Shout Out to all the SW Moms

Hearts.

I've never thought that being a parent was easy. I want to make that clear. But I have to give some special love to the moms (and dads) who make time to exercise and stay active, while still caring for some tiny people.

I'm feeling the love now because I am pooped. My nephew came for a visit two days after we got back from Aruba. He stays with us quite a bit. After I moved to the city, my sister moved to Montreal, and she's a single mom, so we started taking my nephew for a month each summer so she could get a break and he could get a taste of city life. This started when he was almost six, and he's almost 12 now, and he's kind of awesome.

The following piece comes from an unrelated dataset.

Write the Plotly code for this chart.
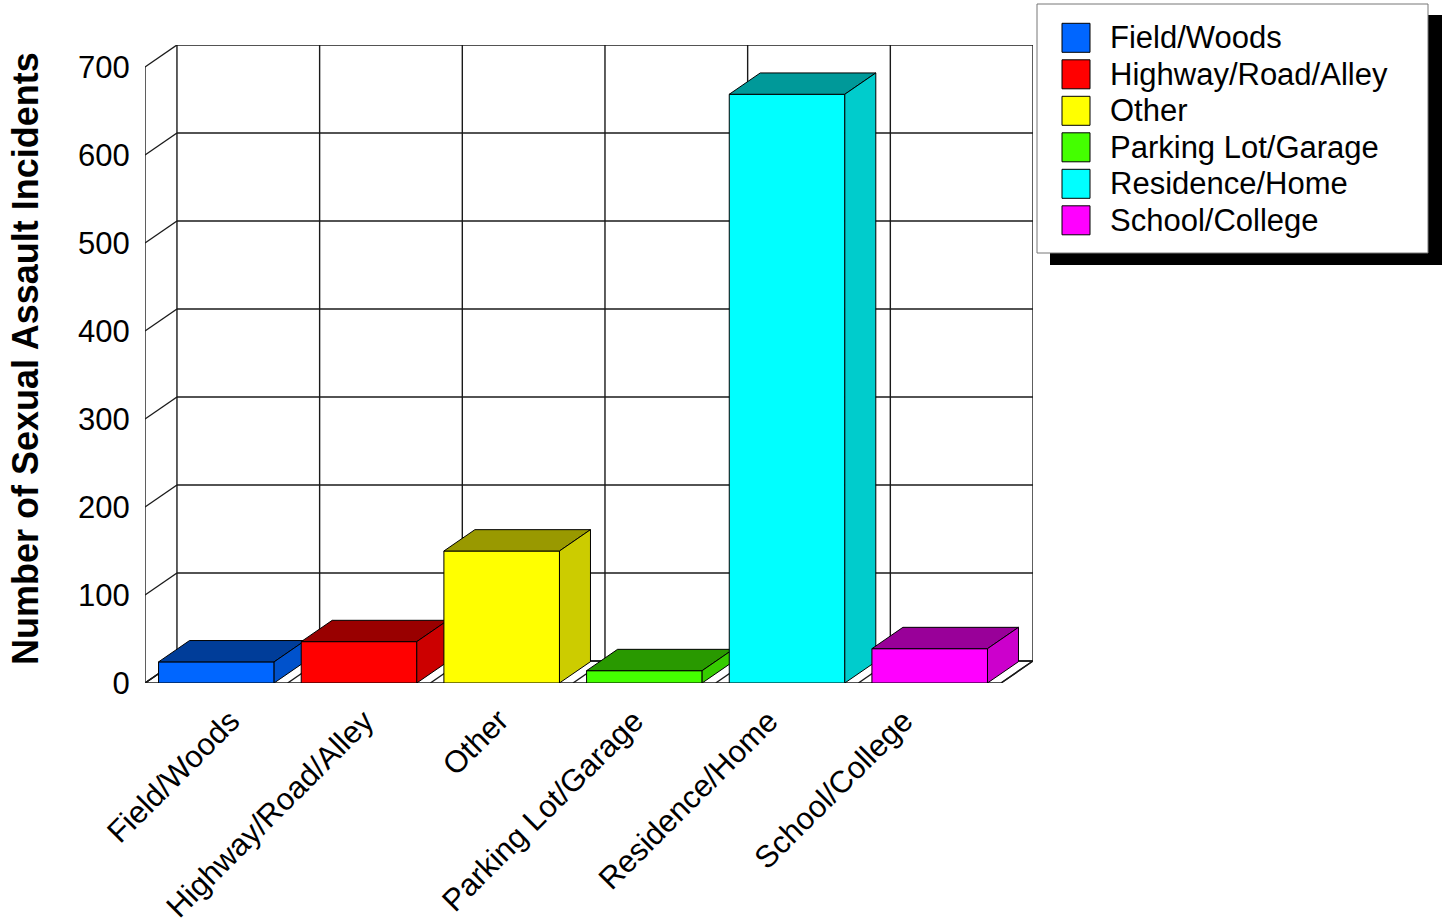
import plotly.graph_objects as go

# ---------------- data ----------------
categories = ["Field/Woods", "Highway/Road/Alley", "Other",
              "Parking Lot/Garage", "Residence/Home", "School/College"]
incidents = [24, 47, 150, 14, 669, 39]
y_tick_values = [0, 100, 200, 300, 400, 500, 600, 700]
y_title = "Number of Sexual Assault Incidents"

front_colors = ["#0066FF", "#FF0000", "#FFFF00", "#44FF00", "#00FFFF", "#FF00FF"]
top_colors = ["#003D99", "#990000", "#999900", "#299900", "#009999", "#990099"]
side_colors = ["#0052CC", "#CC0000", "#CCCC00", "#36CC00", "#00CCCC", "#CC00CC"]

# ---------------- geometry / style ----------------
W, H = 1450, 924
ML, MR, MT, MB = 145, 417, 45, 241
Y_MAX = 700
DX = 0.224      # depth offset in category units
DY = 25         # depth offset in value units
BAR_L, BAR_R = 0.095, 0.905
BAR_DEPTH = 0.97
FONT = "Liberation Sans, Arial, Helvetica, sans-serif"
GRID = "#1a1a1a"
n = len(categories)

PW = W - ML - MR
PH = H - MT - MB


def px_x(p):
    return (p - ML) / PW


def px_y(p):
    return (H - MB - p) / PH


fig = go.Figure()
shapes = []


def line(x0, y0, x1, y1, width=1.4, layer="below"):
    shapes.append(dict(type="line", xref="x", yref="y", x0=x0, y0=y0, x1=x1, y1=y1,
                       line=dict(color=GRID, width=width), layer=layer))


# floor
shapes.append(dict(type="path", xref="x", yref="y", layer="below",
                   path=f"M 0 0 L {n} 0 L {n + DX} {DY} L {DX} {DY} Z",
                   fillcolor="white", line=dict(color=GRID, width=1.4)))
for i in range(n + 1):
    line(i, 0, i + DX, DY)
# back wall verticals
for i in range(n + 1):
    line(i + DX, DY, i + DX, Y_MAX + DY)
# back wall horizontals + side wall diagonals
for t in y_tick_values:
    line(DX, t + DY, n + DX, t + DY)
    line(0, t, DX, t + DY)
# front value axis
line(0, 0, 0, Y_MAX)

# bars (front, top, side faces)
for i, (cat, v) in enumerate(zip(categories, incidents)):
    x0, x1 = i + BAR_L, i + BAR_R
    dx, dy = DX * BAR_DEPTH, DY * BAR_DEPTH
    faces = [
        ([x0, x1, x1, x0, x0], [0, 0, v, v, 0], front_colors[i]),
        ([x0, x1, x1 + dx, x0 + dx, x0], [v, v, v + dy, v + dy, v], top_colors[i]),
        ([x1, x1 + dx, x1 + dx, x1, x1], [0, dy, v + dy, v, 0], side_colors[i]),
    ]
    for fx, fy, col in faces:
        fig.add_trace(go.Scatter(x=fx, y=fy, mode="lines", fill="toself",
                                 fillcolor=col, line=dict(color="black", width=1),
                                 name=cat, showlegend=False,
                                 hovertemplate=f"{cat}: {v}<extra></extra>"))

annotations = []
# category labels
LABEL_X0_PX, LABEL_STEP_PX = 249, 134.7
for i, cat in enumerate(categories):
    annotations.append(dict(text=cat, xref="paper", yref="paper",
                            x=px_x(LABEL_X0_PX + LABEL_STEP_PX * i), y=px_y(700),
                            xanchor="right", yanchor="top", textangle=-45,
                            showarrow=False, font=dict(family=FONT, size=31, color="black")))
# y title
annotations.append(dict(text=f"<b>{y_title}</b>", xref="paper", yref="paper",
                        x=px_x(25), y=px_y(359), xanchor="center", yanchor="middle",
                        textangle=-90, showarrow=False,
                        font=dict(family=FONT, size=36, color="black")))

# legend (drawn manually with shadow)
shapes.append(dict(type="rect", xref="paper", yref="paper", layer="above",
                   x0=px_x(1050), x1=px_x(1442), y0=px_y(15), y1=px_y(265),
                   fillcolor="black", line=dict(width=0)))
shapes.append(dict(type="rect", xref="paper", yref="paper", layer="above",
                   x0=px_x(1037), x1=px_x(1428), y0=px_y(4), y1=px_y(253),
                   fillcolor="white", line=dict(color="#777777", width=1)))
for k, cat in enumerate(categories):
    top = 23.3 + 36.5 * k
    shapes.append(dict(type="rect", xref="paper", yref="paper", layer="above",
                       x0=px_x(1062), x1=px_x(1090), y0=px_y(top), y1=px_y(top + 29),
                       fillcolor=front_colors[k], line=dict(color="black", width=1)))
    annotations.append(dict(text=cat, xref="paper", yref="paper",
                            x=px_x(1108), y=px_y(top + 14.5), xanchor="left",
                            yanchor="middle", showarrow=False,
                            font=dict(family=FONT, size=31, color="black")))

fig.update_layout(
    width=W, height=H, autosize=False,
    margin=dict(l=ML, r=MR, t=MT, b=MB, pad=0),
    paper_bgcolor="white", plot_bgcolor="white",
    showlegend=False,
    shapes=shapes, annotations=annotations,
    font=dict(family=FONT, color="black"),
    xaxis=dict(range=[0, n + DX], showgrid=False, zeroline=False, showline=False,
               showticklabels=False, ticks="", fixedrange=True),
    yaxis=dict(range=[0, Y_MAX + DY], showgrid=False, zeroline=False, showline=False,
               tickvals=y_tick_values, ticktext=[str(t) for t in y_tick_values],
               ticks="outside", ticklen=8, tickcolor="rgba(0,0,0,0)",
               tickfont=dict(family=FONT, size=31, color="black"), fixedrange=True),
)

fig.write_html("out.html", config={"displayModeBar": False},
               post_script="document.body.style.margin='0';")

When he's here, I'm kind of a crazy person. I worry about everything. I worry about what he eats, what he reads. I worry he's not getting out enough, or doesn't have any friends here except the Husband and his friends, who are basically overgrown kids anyway. I make sure he gets to spend time with my in laws, who love him to pieces (because, according to my mother, I haven't spawned a grandchild). We try to coordinate his visits with my cousin's visits, because they are six months apart and basically clones. I usually take time off from work to spend time with him, and when I work the Husband usually has him because he has a job that lets him work from home when he wants to.

When I do have to work, I call for or five times a day. Has he eaten breakfast? Has he brushed his teeth? What will you do today? Did he call his mom? Did he call my mom? I feel terrible that he's here to spend time with me, and I'm at work. He's a boy and usually much happier to be with the Husband, but he is happiest when we are all together. When I do work, he asks when I will come home. Oh, the guilt.

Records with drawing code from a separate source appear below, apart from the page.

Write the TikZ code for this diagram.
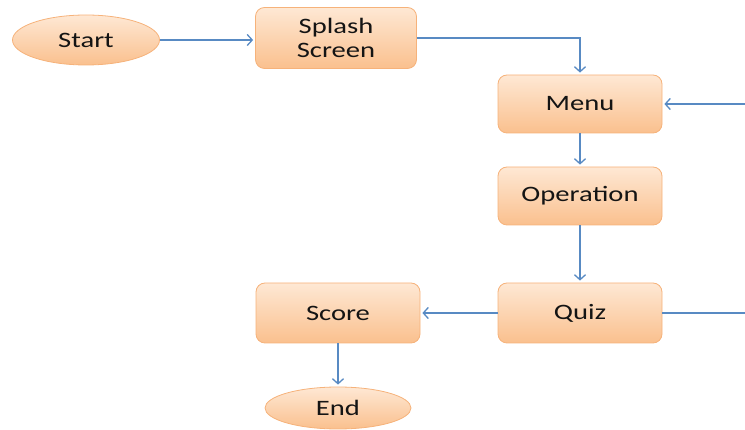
\documentclass[tikz,border=0pt]{standalone}
\usepackage{fontspec}
\setmainfont[FakeStretch=1.3]{Carlito}
\usetikzlibrary{shapes.geometric,arrows.meta}
\definecolor{linec}{RGB}{88,138,195}
\definecolor{boxborder}{RGB}{246,178,122}
\definecolor{boxtop}{RGB}{254,232,212}
\definecolor{boxbot}{RGB}{250,192,142}
\definecolor{txt}{RGB}{20,20,20}
\begin{document}
\begin{tikzpicture}[x=1pt,y=-1pt,
  box/.style={draw=boxborder, line width=0.8pt, rounded corners=9pt,
    top color=boxtop, bottom color=boxbot, minimum width=164pt,
    minimum height=59pt, inner sep=0pt, align=center, text=txt,
    font=\fontsize{22}{24}\selectfont},
  oval/.style={ellipse, draw=boxborder, line width=0.8pt,
    top color=boxtop, bottom color=boxbot, minimum width=147pt,
    minimum height=50pt, inner sep=0pt, text=txt,
    font=\fontsize{22}{24}\selectfont},
  wire/.style={draw=linec, line width=1.3pt},
  conn/.style={wire, -{Straight Barb[length=5pt,width=11pt,line width=1.3pt]}, shorten >=2pt}]
\useasboundingbox (0,0) rectangle (745,430);
\node[oval] (start) at (86,40) {Start};
\node[box, minimum width=161pt, minimum height=61pt] (splash) at (336,38) {Splash\\Screen};
\node[box, minimum height=58pt] (menu) at (580,104) {Menu};
\node[box, minimum height=58pt] (op) at (580,196) {Operation};
\node[box, minimum height=60pt] (quiz) at (580,313) {Quiz};
\node[box, minimum height=60pt] (score) at (338,313) {Score};
\node[oval, minimum width=146pt, minimum height=42pt] (end) at (338,408) {End};
\coordinate (menuin) at (745,104);
\coordinate (quizout) at (745,313);
\draw[conn] (start.east) -- (start.east -| splash.west);
\draw[conn] (splash.east) -| (menu.north);
\draw[conn] (menu) -- (op);
\draw[conn] (op) -- (quiz);
\draw[conn] (quiz) -- (score);
\draw[conn] (score) -- (end);
\draw[conn] (menuin) -- (menu.east);
\draw[wire] (quiz.east) -- (quizout);
\end{tikzpicture}
\end{document}
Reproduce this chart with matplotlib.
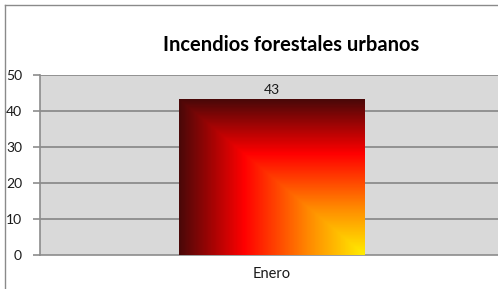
import numpy as np
import matplotlib.pyplot as plt
from matplotlib.colors import LinearSegmentedColormap
from matplotlib.lines import Line2D

categories = ["Enero"]
values = [43]
title = "Incendios forestales urbanos"
y_ticks = [0, 10, 20, 30, 40, 50]

plt.rcParams['font.family'] = ['Lato', 'DejaVu Sans']

W, H = 498, 289
fig = plt.figure(figsize=(W / 100, H / 100), dpi=100)

# outer chart frame (only left and top edges are visible)
fig.add_artist(Line2D([4.5 / W, 4.5 / W], [0, 1 - 4.5 / H], color="#8a8a8a", lw=1.0))
fig.add_artist(Line2D([4.5 / W, 1], [1 - 4.5 / H, 1 - 4.5 / H], color="#8a8a8a", lw=1.0))

left, right, top, bottom = 40, 503, 74.5, 255
ax = fig.add_axes([left / W, 1 - bottom / H, (right - left) / W, (bottom - top) / H])
ax.set_facecolor("#d9d9d9")

for s in ["top", "right"]:
    ax.spines[s].set_visible(False)
ax.spines["left"].set_color("#8c8c8c")
ax.spines["bottom"].set_color("#8c8c8c")
ax.spines["left"].set_linewidth(1.2)
ax.spines["bottom"].set_linewidth(1.2)

ax.set_yticks(y_ticks)
ax.set_yticklabels([str(t) for t in y_ticks], fontsize=10, color="#1a1a1a")
ax.tick_params(axis="y", length=5, color="#8c8c8c", width=1.2, pad=8)
for t in y_ticks[1:]:
    ax.axhline(t, color="#8c8c8c", lw=1.3, zorder=1)

ax.set_xticks([0])
ax.set_xticklabels(categories, fontsize=10.5, color="#1a1a1a")
ax.tick_params(axis="x", length=0, pad=9)

cmap = LinearSegmentedColormap.from_list(
    "fire", [(0.0, "#4a0808"), (0.35, "#ff0000"), (0.7, "#ff8a00"), (1.0, "#ffee00")])

bar_w = 0.4
bars = ax.bar(range(len(values)), values, width=bar_w, color="none", zorder=2)
u = np.linspace(0, 1, 300)
uu, vv = np.meshgrid(u, u)
grad = np.minimum(uu, vv)
for b, v in zip(bars, values):
    x0 = b.get_x()
    ax.imshow(grad, cmap=cmap, extent=[x0, x0 + bar_w, 0, v], origin="upper",
              aspect="auto", zorder=3, interpolation="bilinear")
    ax.text(b.get_x() + bar_w / 2, v + 2.8, str(v), ha="center", va="center",
            fontsize=10, color="#1a1a1a", zorder=4)
ax.set_xlim(-0.5, 0.5)
ax.set_ylim(0, 50)

fig.text(291 / W, 1 - 45 / H, title, ha="center", va="center",
         fontsize=14.5, fontweight="bold", color="#000000")

fig.savefig("out.png", dpi=100)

So needless to say, I feel like a selfish asshole when I want to go to the gym. If I've been home with him all day, I don't feel so bad leaving him with his uncle for an hour, but this time I worked every day that he was here. I didn't see him for more than four hours at a time. We watched movies, got ice cream, watched the same YouTube clip over and over again until we cried, but the whole time I felt guilty for not spending more time with him, and guiltier for wanting to go to the gym.

I don't know how you moms do it. I say this in awe and with respect. I only have my nephew for a week here, a month there. He's not even technically my kid. My mommy friends say it's totally different when you have your own child, but I love this kid so much, I don't know that it could be any different. Maybe I'd be more settled into a routine, but I don't imagine this gets easier. And as they get older, you certainly don't get more free time. Between after school sports and activities, different birthday parties, school breaks, helping with homework, running errands, cleaning up the house, feeding everyone, cleaning up after them again.. Whether you work or stay at home, having a kid is hard. Most parents barely get enough sleep, let alone any free time.

But, somehow, some of you are doing it. Seriously, when do you sleep? It's exhausting, this child rearing business. Even the passive parts, like being a good example. Kids are smart and they see everything. Even if you don't think they're not paying attention or could care about your morning runs, yoga or workout dvds, they see it. Even if they prefer flat foods and refuse all things green for a while, you're still putting whole and fresh foods on their plates, and they'll come around. They are quietly soaking up the benefits of staying active and being healthy. They're better off as adults because you made the effort for yourself when they were kids.

So my hats are off to the parents who find the time to work out. And to the ones who feed their kids real food instead of ones full of things we can't pronounce. I know this is terribly mushy, but I am exhausted. And I only had to do this for six days. And he's basically a teenager, and nowhere as demanding as a toddler. Or multiples. Or three kids in two schools because they're different ages. I don't know if I could do this. Every day should be Mother's Day. And Father's Day. Just sayin'.

Comments

love this!

msh258's picture

I'm in total awe as well of moms and dads juggling it all. I don't know how they do it, either. Just recently on FB a mom-friend of mine wrote, "I'm doing NOTHING" followed by about 50 exclamation points. Yup.

spindig's picture

Yep it's hard but you don't really think about it you just do it. Like waking up at 7 to make french toast because that's what he wants, even though you closed the night before and were up until 3 editing video... yep because afterwards you get a sloppy sticky kiss and asking for more because they were just that good. Yeah it really is worth it.

RavenYen's picture

I think that you're awesome for giving your sister a much-needed break!

For me exercise is my way of staying sane. So I squeeze it wherever I can -- yoga at lunch time, weekend mornings at the gym where there's daycare, stairs instead of elevator, whatever and wherever. And exercising with the kid in tow, bike rides, long walks, playing in the park, it all counts.